# AIM
Filter the records below for the word "this". Copy each line that holds it.
* Begin INPUT MATERIAL *
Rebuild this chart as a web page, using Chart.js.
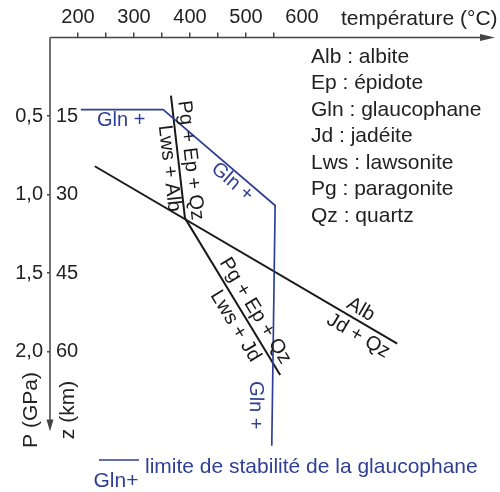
<!DOCTYPE html>
<html lang="fr">
<head>
<meta charset="utf-8">
<script src="https://cdn.jsdelivr.net/npm/chart.js@4.4.1/dist/chart.umd.min.js"></script>
<style>
  html, body { margin: 0; padding: 0; background: #fff; }
  #wrap { width: 500px; height: 492px; }
</style>
</head>
<body>
<div id="wrap"><canvas id="chart" width="500" height="492"></canvas></div>
<script>
// axes
const temperatureTicks = [200, 250, 300, 350, 400, 450, 500, 550, 600];
const pressureTicks = [0.5, 1.0, 1.5, 2.0];
const depthTicks = [15, 30, 45, 60];

// limite de stabilité de la glaucophane (T en °C, P en GPa)
const glnLimitT = [205, 352, 552, 546];
const glnLimitP = [0.46, 0.46, 1.07, 2.6];

// Pg + Ep + Qz = Lws + Alb, puis Pg + Ep + Qz = Lws + Jd
const pgReactionT = [366, 391, 561];
const pgReactionP = [0.37, 1.15, 2.15];

// Alb = Jd + Qz
const albReactionT = [230, 770];
const albReactionP = [0.82, 1.95];

const abbreviations = [
    'Alb : albite',
    'Ep : épidote',
    'Gln : glaucophane',
    'Jd : jadéite',
    'Lws : lawsonite',
    'Pg : paragonite',
    'Qz : quartz'
];

const BLUE = '#2f3f96';
const INK = '#1a1a1a';
const AXIS = '#454545';
const FONT = '"Liberation Sans", Arial, Helvetica, sans-serif';

Chart.defaults.font.family = FONT;

const toPoints = (ts, ps) => ts.map((t, i) => ({ x: t, y: ps[i] }));

// labels written along the lines: which series, which segment, where
const lineLabels = [
    { t: glnLimitT, p: glnLimitP, seg: 0, frac: 0.49, off: -11, text: 'Gln +', color: BLUE },
    { t: glnLimitT, p: glnLimitP, seg: 1, frac: 0.675, off: -10, text: 'Gln +', color: BLUE },
    { t: glnLimitT, p: glnLimitP, seg: 2, frac: 0.833, off: -17, text: 'Gln +', color: BLUE },
    { t: pgReactionT, p: pgReactionP, seg: 0, frac: 0.54, off: 12, text: 'Pg + Ep + Qz', color: INK },
    { t: pgReactionT, p: pgReactionP, seg: 0, frac: 0.585, off: -10, text: 'Lws + Alb', color: INK },
    { t: pgReactionT, p: pgReactionP, seg: 1, frac: 0.63, off: 12, text: 'Pg + Ep + Qz', color: INK },
    { t: pgReactionT, p: pgReactionP, seg: 1, frac: 0.646, off: -13, text: 'Lws + Jd', color: INK },
    { t: albReactionT, p: albReactionP, seg: 0, frac: 0.861, off: 11, text: 'Alb', color: INK },
    { t: albReactionT, p: albReactionP, seg: 0, frac: 0.893, off: -13, text: 'Jd + Qz', color: INK }
];

function arrowHead(ctx, x, y, dx, dy, len, half) {
    const nx = -dy, ny = dx;
    ctx.beginPath();
    ctx.moveTo(x, y);
    ctx.lineTo(x - dx * len + nx * half, y - dy * len + ny * half);
    ctx.lineTo(x - dx * len - nx * half, y - dy * len - ny * half);
    ctx.closePath();
    ctx.fill();
}

const diagramPlugin = {
    id: 'diagram',
    afterDraw(chart) {
        const ctx = chart.ctx;
        const xs = chart.scales.x, ys = chart.scales.y;
        const x0 = xs.left, y0 = ys.getPixelForValue(0);
        const xEnd = chart.chartArea.right;
        const yEnd = ys.getPixelForValue(2.51);
        ctx.save();

        // axes with arrows
        ctx.strokeStyle = AXIS;
        ctx.fillStyle = AXIS;
        ctx.lineWidth = 1.5;
        ctx.beginPath();
        ctx.moveTo(x0, y0);
        ctx.lineTo(xEnd - 8, y0);
        ctx.moveTo(x0, y0);
        ctx.lineTo(x0, yEnd - 8);
        ctx.stroke();
        arrowHead(ctx, xEnd, y0, 1, 0, 15, 3.5);
        arrowHead(ctx, x0, yEnd, 0, 1, 12, 3.5);

        // depth labels
        ctx.fillStyle = '#222';
        ctx.font = '20px ' + FONT;
        ctx.textAlign = 'left';
        ctx.textBaseline = 'middle';
        depthTicks.forEach((d, i) => {
            ctx.fillText(String(d), x0 + 6, ys.getPixelForValue(pressureTicks[i]));
        });

        // axis titles
        ctx.font = '21px ' + FONT;
        ctx.fillText('température (°C)', 341, 19);
        ctx.save();
        ctx.translate(31, 410);
        ctx.rotate(-Math.PI / 2);
        ctx.textAlign = 'center';
        ctx.fillText('P (GPa)', 0, 0);
        ctx.restore();
        ctx.save();
        ctx.translate(68, 410);
        ctx.rotate(-Math.PI / 2);
        ctx.textAlign = 'center';
        ctx.fillText('z (km)', 0, 0);
        ctx.restore();

        // abbreviations
        abbreviations.forEach((a, i) => ctx.fillText(a, 311, 57 + i * 26.5));

        // labels along the lines
        ctx.font = '20px ' + FONT;
        ctx.textAlign = 'center';
        lineLabels.forEach(l => {
            const ax = xs.getPixelForValue(l.t[l.seg]), ay = ys.getPixelForValue(l.p[l.seg]);
            const bx = xs.getPixelForValue(l.t[l.seg + 1]), by = ys.getPixelForValue(l.p[l.seg + 1]);
            const ang = Math.atan2(by - ay, bx - ax);
            const px = ax + (bx - ax) * l.frac + Math.sin(ang) * l.off;
            const py = ay + (by - ay) * l.frac - Math.cos(ang) * l.off;
            ctx.save();
            ctx.translate(px, py);
            ctx.rotate(ang);
            ctx.fillStyle = l.color;
            ctx.fillText(l.text, 0, 0);
            ctx.restore();
        });

        // key for the blue line
        ctx.strokeStyle = BLUE;
        ctx.fillStyle = BLUE;
        ctx.lineWidth = 1.7;
        ctx.beginPath();
        ctx.moveTo(99, 460);
        ctx.lineTo(139, 460);
        ctx.stroke();
        ctx.font = '21px ' + FONT;
        ctx.textAlign = 'center';
        ctx.fillText('Gln+', 116, 481);
        ctx.textAlign = 'left';
        ctx.fillText('limite de stabilité de la glaucophane', 145, 467);

        ctx.restore();
    }
};

new Chart(document.getElementById('chart'), {
    type: 'scatter',
    data: {
        datasets: [
            {
                label: 'Gln+',
                data: toPoints(glnLimitT, glnLimitP),
                showLine: true,
                borderColor: BLUE,
                borderWidth: 1.7,
                pointRadius: 0
            },
            {
                label: 'Pg + Ep + Qz',
                data: toPoints(pgReactionT, pgReactionP),
                showLine: true,
                borderColor: INK,
                borderWidth: 2,
                pointRadius: 0
            },
            {
                label: 'Alb',
                data: toPoints(albReactionT, albReactionP),
                showLine: true,
                borderColor: INK,
                borderWidth: 2,
                pointRadius: 0
            }
        ]
    },
    options: {
        responsive: false,
        animation: false,
        layout: { padding: { left: 0, right: 5, top: 0, bottom: 30.6 } },
        plugins: {
            legend: { display: false },
            tooltip: { enabled: false }
        },
        scales: {
            x: {
                type: 'linear',
                position: 'top',
                min: 150,
                max: 944.6,
                afterBuildTicks: s => { s.ticks = temperatureTicks.map(v => ({ value: v })); },
                afterFit: s => { s.height = 37.5; },
                ticks: {
                    callback: v => (v % 100 === 0 ? String(v) : ''),
                    font: { size: 20 },
                    color: '#222',
                    padding: 3,
                    maxRotation: 0,
                    autoSkip: false
                },
                grid: {
                    drawOnChartArea: false,
                    tickLength: 5,
                    lineWidth: 1.5,
                    tickColor: c => (c.tick && c.tick.value === 600 ? 'rgba(0,0,0,0)' : AXIS)
                },
                border: { display: false }
            },
            y: {
                type: 'linear',
                reverse: true,
                min: 0,
                max: 2.7,
                afterBuildTicks: s => { s.ticks = pressureTicks.map(v => ({ value: v })); },
                afterFit: s => { s.width = 50; },
                ticks: {
                    callback: v => v.toFixed(1).replace('.', ','),
                    font: { size: 20 },
                    color: '#222',
                    padding: 4
                },
                grid: {
                    drawOnChartArea: false,
                    tickLength: 3,
                    lineWidth: 1.5,
                    tickColor: AXIS
                },
                border: { display: false }
            }
        }
    },
    plugins: [diagramPlugin]
});
</script>
</body>
</html>
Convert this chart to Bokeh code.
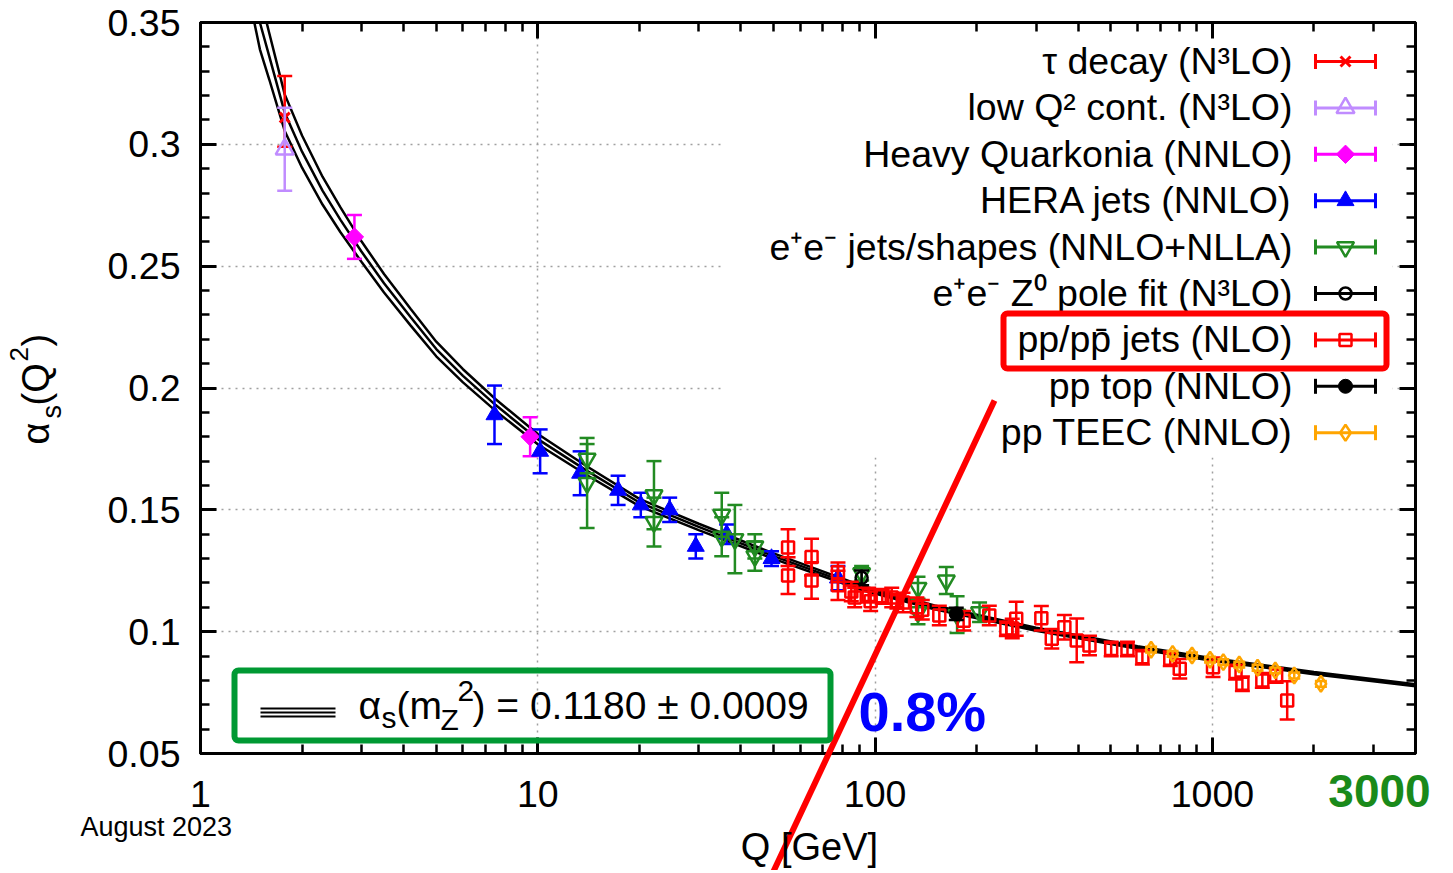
* End INPUT MATERIAL *
# EXERCISE RESPONSE
Rebuild this chart as a web page, using Chart.js.
Convert this chart to Bokeh code.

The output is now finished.